■ Work to be completed:
Take the lines from the beginning of the material through the line containing "import numpy" and retype them exactly, leaving the pictures out.

..........

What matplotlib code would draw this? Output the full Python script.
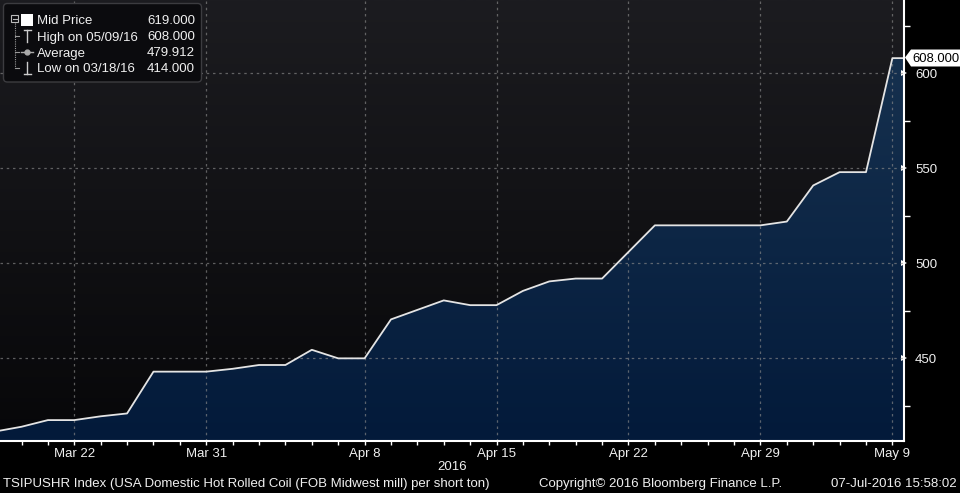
#!/usr/bin/env python3
# -*- coding: utf-8 -*-
"""
Bloomberg style area chart of the TSIPUSHR hot rolled coil index, spring 2016.
"""

import matplotlib
matplotlib.use('Agg')
import matplotlib.pyplot as plt
import matplotlib.patches as mpatches
import matplotlib.lines as mlines
from matplotlib.colors import LinearSegmentedColormap
import numpy

# UK business days shown on the chart (Good Friday, Easter Monday and May Day are skipped)
DATES = ['03/17', '03/18', '03/21', '03/22', '03/23', '03/24', '03/29', '03/30',
         '03/31', '04/01', '04/04', '04/05', '04/06', '04/07', '04/08', '04/11',
         '04/12', '04/13', '04/14', '04/15', '04/18', '04/19', '04/20', '04/21',
         '04/22', '04/25', '04/26', '04/27', '04/28', '04/29', '05/03', '05/04',
         '05/05', '05/06', '05/09', '05/10']
PRICES = [411.5, 414.0, 417.5, 417.5, 419.5, 421.0, 443.0, 443.0,
          443.0, 444.5, 446.5, 446.5, 454.5, 450.0, 450.0, 470.5,
          475.5, 480.5, 478.0, 478.0, 485.5, 490.5, 492.0, 492.0,
          506.0, 520.0, 520.0, 520.0, 520.0, 520.0, 522.0, 541.0,
          548.0, 548.0, 608.0, 608.0]
TICK_DATES = ['03/22', '03/31', '04/08', '04/15', '04/22', '04/29', '05/09']
TICK_LABELS = ['Mar 22', 'Mar 31', 'Apr 8', 'Apr 15', 'Apr 22', 'Apr 29', 'May 9']
Y_TICKS = [450, 500, 550, 600]
Y_MINOR = [425, 475, 525, 575, 625]

LEGEND_ROWS = [('Mid Price', '619.000'),
               ('High on 05/09/16', '608.000'),
               ('Average', '479.912'),
               ('Low on 03/18/16', '414.000')]
LAST_LABEL = '608.000'

W, H = 960, 493
FONT = 'Liberation Sans'
TXT = '#f0f0f0'


def px(x, y):
    """Pixel position (from top left) to figure fraction."""
    return x / W, 1 - y / H


fig = plt.figure(figsize=(W / 100, H / 100), dpi=100, facecolor='black')
ax = fig.add_axes([0, 52 / H, 904 / W, 1 - 52 / H])

x = numpy.arange(len(DATES))
y = numpy.array(PRICES)
x_lim = (0.185, 34.44)
y_lim = (406.5, 638.6)

# background gradient of the plot area
bg_cmap = LinearSegmentedColormap.from_list('bg', ['#070709', '#1c1c20'])
ax.imshow(numpy.linspace(0, 1, 256).reshape(-1, 1), cmap=bg_cmap, origin='lower',
          extent=[0, 1, 0, 1], transform=ax.transAxes, aspect='auto', zorder=0)

# area under the line, filled with a navy gradient
poly = ax.fill_between(x, y, y_lim[0], facecolor='none', edgecolor='none')
fill_cmap = LinearSegmentedColormap.from_list('fill', ['#031a3a', '#16314f'])
img = ax.imshow(numpy.linspace(0, 1, 256).reshape(-1, 1), cmap=fill_cmap,
                origin='lower', extent=[x[0], x[-1], y_lim[0], 610],
                aspect='auto', zorder=1)
img.set_clip_path(poly.get_paths()[0], transform=ax.transData)

ax.plot(x, y, color='#e4e4e4', linewidth=1.3, zorder=3)

ax.set_xlim(*x_lim)
ax.set_ylim(*y_lim)

# grid
for d in TICK_DATES:
    ax.axvline(DATES.index(d), color='#8a8a8a', alpha=0.65, linewidth=0.9,
               dashes=(2, 3), zorder=2)
for v in Y_TICKS:
    ax.axhline(v, color='#8a8a8a', alpha=0.65, linewidth=0.9,
               dashes=(2, 3), zorder=2)

# axes
for side in ('left', 'top'):
    ax.spines[side].set_visible(False)
for side in ('right', 'bottom'):
    ax.spines[side].set_color('white')
    ax.spines[side].set_linewidth(1.5)
    ax.spines[side].set_zorder(5)

ax.set_xticks([DATES.index(d) for d in TICK_DATES])
ax.set_xticklabels(TICK_LABELS)
ax.set_xticks(x[1:35], minor=True)
ax.tick_params(axis='x', which='both', colors='white', length=3, width=1,
               direction='out', pad=2, labelsize=9.5)
ax.set_xlabel('2016', color=TXT, fontsize=9.5, fontname=FONT, labelpad=1)

ax.yaxis.tick_right()
ax.set_yticks(Y_TICKS)
ax.set_yticks(Y_MINOR, minor=True)
ax.tick_params(axis='y', which='minor', colors='white', length=4, width=1)
ax.tick_params(axis='y', which='major', colors='white', length=0, pad=8,
               labelsize=9.5)
for t in ax.yaxis.get_major_ticks():
    t.tick2line.set_marker('>')
    t.tick2line.set_markersize(5)
    t.tick2line.set_markeredgewidth(0)
    t.tick2line.set_markerfacecolor('white')
for lab in ax.get_xticklabels() + ax.get_yticklabels():
    lab.set_fontname(FONT)
    lab.set_color(TXT)

# last value flag on the right axis
flag = [px(905, 57.5), px(911, 49.5), px(960, 49.5), px(960, 66.5), px(911, 66.5)]
fig.patches.append(mpatches.Polygon(flag, closed=True, transform=fig.transFigure,
                                    facecolor='white', edgecolor='none'))
fig.text(*px(912, 59), LAST_LABEL, color='black', fontsize=9.4, fontname=FONT,
         ha='left', va='center')

# legend box in the top left corner
box = mpatches.FancyBboxPatch(px(3.5, 82), 198 / W, 78.5 / H,
                              boxstyle='round,pad=0,rounding_size=0.004',
                              mutation_aspect=W / H, transform=fig.transFigure,
                              facecolor='#0b0b0e', edgecolor='#3c3c40', linewidth=1)
fig.patches.append(box)

row_y = [19.5, 36, 52, 68]
for (name, value), ry in zip(LEGEND_ROWS, row_y):
    fig.text(*px(37, ry + 1.5), name, color=TXT, fontsize=9.5, fontname=FONT,
             ha='left', va='center')
    fig.text(*px(195, ry + 1.5), value, color=TXT, fontsize=9.5, fontname=FONT,
             ha='right', va='center')


def fig_line(xs, ys, **kw):
    pts = [px(a, b) for a, b in zip(xs, ys)]
    fig.lines.append(mlines.Line2D([p[0] for p in pts], [p[1] for p in pts],
                                   transform=fig.transFigure, **kw))


# tree on the left of the legend
fig.patches.append(mpatches.Rectangle(px(11, 22), 7 / W, 7 / H,
                                      transform=fig.transFigure, facecolor='none',
                                      edgecolor='#bbbbbb', linewidth=0.8))
fig_line([12.5, 16.5], [18.5, 18.5], color='#bbbbbb', linewidth=0.8)
fig_line([14.5, 14.5], [23, 68], color='#999999', linewidth=0.8, dashes=(1, 1))
for ry in row_y[1:]:
    fig_line([14.5, 19], [ry, ry], color='#999999', linewidth=0.8)

# symbols
fig.patches.append(mpatches.Rectangle(px(21, 25.5), 12 / W, 12 / H,
                                      transform=fig.transFigure,
                                      facecolor='white', edgecolor='none'))
fig_line([23.5, 30.5], [30, 30], color='#cccccc', linewidth=1)
fig_line([27, 27], [30, 42], color='#cccccc', linewidth=1)
fig_line([21, 33], [52, 52], color='#aaaaaa', linewidth=1)
fig_line([27], [52], color='#aaaaaa', marker='o', markersize=3.5, linestyle='none')
fig_line([27, 27], [62, 74], color='#cccccc', linewidth=1)
fig_line([23.5, 30.5], [74, 74], color='#cccccc', linewidth=1)

# footer
fig.text(*px(3, 484), 'TSIPUSHR Index (USA Domestic Hot Rolled Coil '
         '(FOB Midwest mill) per short ton)', color=TXT, fontsize=9.5,
         fontname=FONT, ha='left', va='center')
fig.text(*px(539, 484), 'Copyright\u00a9 2016 Bloomberg Finance L.P.', color=TXT,
         fontsize=9.5, fontname=FONT, ha='left', va='center')
fig.text(*px(957, 484), '07-Jul-2016 15:58:02', color=TXT, fontsize=9.5,
         fontname=FONT, ha='right', va='center')

fig.savefig('out.png', dpi=100, facecolor='black')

..........

■ Solved problem:
What matplotlib code would draw this? Output the full Python script.
#!/usr/bin/env python3
# -*- coding: utf-8 -*-
"""
Bloomberg style area chart of the TSIPUSHR hot rolled coil index, spring 2016.
"""

import matplotlib
matplotlib.use('Agg')
import matplotlib.pyplot as plt
import matplotlib.patches as mpatches
import matplotlib.lines as mlines
from matplotlib.colors import LinearSegmentedColormap
import numpy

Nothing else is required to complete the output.